## Exercise brief:
Leaving out every picture, copy the lines of the data exactly, from the first through the line containing "import matplotlib.pyplot as plt".

## Information provided:
>> BEGIN

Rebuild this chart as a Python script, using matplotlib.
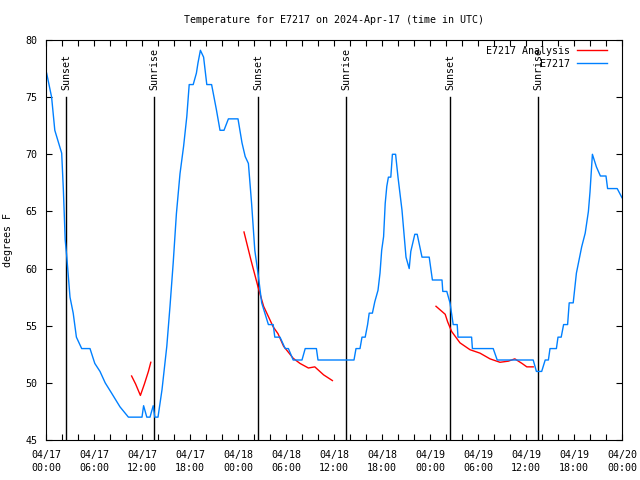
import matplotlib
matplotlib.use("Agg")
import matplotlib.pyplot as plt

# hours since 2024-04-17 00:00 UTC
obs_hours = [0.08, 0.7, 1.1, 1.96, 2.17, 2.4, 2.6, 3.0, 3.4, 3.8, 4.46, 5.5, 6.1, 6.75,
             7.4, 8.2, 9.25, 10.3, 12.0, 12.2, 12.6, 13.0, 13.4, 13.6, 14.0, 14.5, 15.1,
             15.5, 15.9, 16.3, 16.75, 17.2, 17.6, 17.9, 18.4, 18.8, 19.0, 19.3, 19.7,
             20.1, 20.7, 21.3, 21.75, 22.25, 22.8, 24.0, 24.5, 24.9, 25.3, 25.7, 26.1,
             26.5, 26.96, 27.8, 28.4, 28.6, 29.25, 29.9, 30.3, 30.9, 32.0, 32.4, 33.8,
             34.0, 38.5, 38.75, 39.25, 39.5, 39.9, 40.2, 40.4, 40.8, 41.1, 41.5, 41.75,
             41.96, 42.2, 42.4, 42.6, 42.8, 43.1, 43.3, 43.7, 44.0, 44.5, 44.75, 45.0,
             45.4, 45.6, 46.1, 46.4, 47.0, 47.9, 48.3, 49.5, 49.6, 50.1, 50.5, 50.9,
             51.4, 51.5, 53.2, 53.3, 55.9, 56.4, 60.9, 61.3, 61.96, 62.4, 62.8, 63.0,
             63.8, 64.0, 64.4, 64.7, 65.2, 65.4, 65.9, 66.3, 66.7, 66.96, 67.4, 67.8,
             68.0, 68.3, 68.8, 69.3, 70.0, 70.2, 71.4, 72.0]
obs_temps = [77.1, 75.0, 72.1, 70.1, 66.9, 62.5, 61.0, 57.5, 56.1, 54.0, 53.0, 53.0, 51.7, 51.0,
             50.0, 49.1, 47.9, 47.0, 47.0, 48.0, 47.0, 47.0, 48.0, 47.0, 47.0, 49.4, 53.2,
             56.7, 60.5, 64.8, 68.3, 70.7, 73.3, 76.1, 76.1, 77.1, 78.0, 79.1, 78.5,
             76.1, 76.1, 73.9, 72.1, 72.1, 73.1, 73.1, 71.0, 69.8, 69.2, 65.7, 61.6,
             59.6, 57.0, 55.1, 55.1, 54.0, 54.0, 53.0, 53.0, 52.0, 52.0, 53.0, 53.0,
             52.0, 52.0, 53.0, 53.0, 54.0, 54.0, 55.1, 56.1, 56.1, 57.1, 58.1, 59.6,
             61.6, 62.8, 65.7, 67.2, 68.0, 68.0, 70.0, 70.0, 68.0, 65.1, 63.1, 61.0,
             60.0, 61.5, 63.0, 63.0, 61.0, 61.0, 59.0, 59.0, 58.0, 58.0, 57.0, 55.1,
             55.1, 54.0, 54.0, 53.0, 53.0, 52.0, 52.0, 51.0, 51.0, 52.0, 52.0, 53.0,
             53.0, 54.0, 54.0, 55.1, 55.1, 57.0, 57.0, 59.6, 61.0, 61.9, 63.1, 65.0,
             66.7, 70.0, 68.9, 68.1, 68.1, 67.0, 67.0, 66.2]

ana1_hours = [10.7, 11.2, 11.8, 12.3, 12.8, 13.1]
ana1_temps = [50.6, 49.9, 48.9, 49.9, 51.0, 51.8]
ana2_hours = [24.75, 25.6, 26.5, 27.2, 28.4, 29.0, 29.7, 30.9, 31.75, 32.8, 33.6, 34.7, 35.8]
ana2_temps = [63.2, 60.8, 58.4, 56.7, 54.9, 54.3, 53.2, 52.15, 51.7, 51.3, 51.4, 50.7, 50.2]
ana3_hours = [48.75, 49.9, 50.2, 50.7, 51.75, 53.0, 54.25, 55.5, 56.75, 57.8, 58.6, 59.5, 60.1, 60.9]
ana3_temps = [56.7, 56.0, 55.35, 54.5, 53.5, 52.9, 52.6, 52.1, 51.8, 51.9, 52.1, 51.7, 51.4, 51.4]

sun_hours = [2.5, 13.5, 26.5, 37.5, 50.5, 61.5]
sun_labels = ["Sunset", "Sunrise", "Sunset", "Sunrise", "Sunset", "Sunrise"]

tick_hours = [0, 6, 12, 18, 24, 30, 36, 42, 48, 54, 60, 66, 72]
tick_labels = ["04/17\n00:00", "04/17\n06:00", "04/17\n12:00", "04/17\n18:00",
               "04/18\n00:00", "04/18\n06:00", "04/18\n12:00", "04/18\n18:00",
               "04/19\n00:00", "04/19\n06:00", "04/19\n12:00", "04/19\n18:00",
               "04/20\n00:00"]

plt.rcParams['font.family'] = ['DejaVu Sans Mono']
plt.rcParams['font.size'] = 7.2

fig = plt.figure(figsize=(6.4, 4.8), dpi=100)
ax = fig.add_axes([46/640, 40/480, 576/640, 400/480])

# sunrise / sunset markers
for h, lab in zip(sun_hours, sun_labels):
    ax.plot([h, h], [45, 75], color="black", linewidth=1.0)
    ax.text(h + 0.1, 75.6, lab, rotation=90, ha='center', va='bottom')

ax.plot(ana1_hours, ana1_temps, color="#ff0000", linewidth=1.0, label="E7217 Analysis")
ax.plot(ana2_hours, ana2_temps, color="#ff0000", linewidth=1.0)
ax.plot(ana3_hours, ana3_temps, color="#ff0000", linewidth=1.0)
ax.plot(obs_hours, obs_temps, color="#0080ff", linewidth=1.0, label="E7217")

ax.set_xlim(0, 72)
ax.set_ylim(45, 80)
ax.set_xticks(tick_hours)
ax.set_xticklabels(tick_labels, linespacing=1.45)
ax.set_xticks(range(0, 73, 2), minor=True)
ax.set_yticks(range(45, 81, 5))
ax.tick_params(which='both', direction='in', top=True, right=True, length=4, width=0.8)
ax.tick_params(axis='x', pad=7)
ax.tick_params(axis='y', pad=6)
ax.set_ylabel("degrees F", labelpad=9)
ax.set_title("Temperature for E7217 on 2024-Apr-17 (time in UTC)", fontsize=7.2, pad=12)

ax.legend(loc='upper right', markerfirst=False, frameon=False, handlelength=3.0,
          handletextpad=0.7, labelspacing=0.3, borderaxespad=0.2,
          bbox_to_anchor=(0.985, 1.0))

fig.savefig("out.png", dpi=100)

>> END

## Exercise answer:
Rebuild this chart as a Python script, using matplotlib.
import matplotlib
matplotlib.use("Agg")
import matplotlib.pyplot as plt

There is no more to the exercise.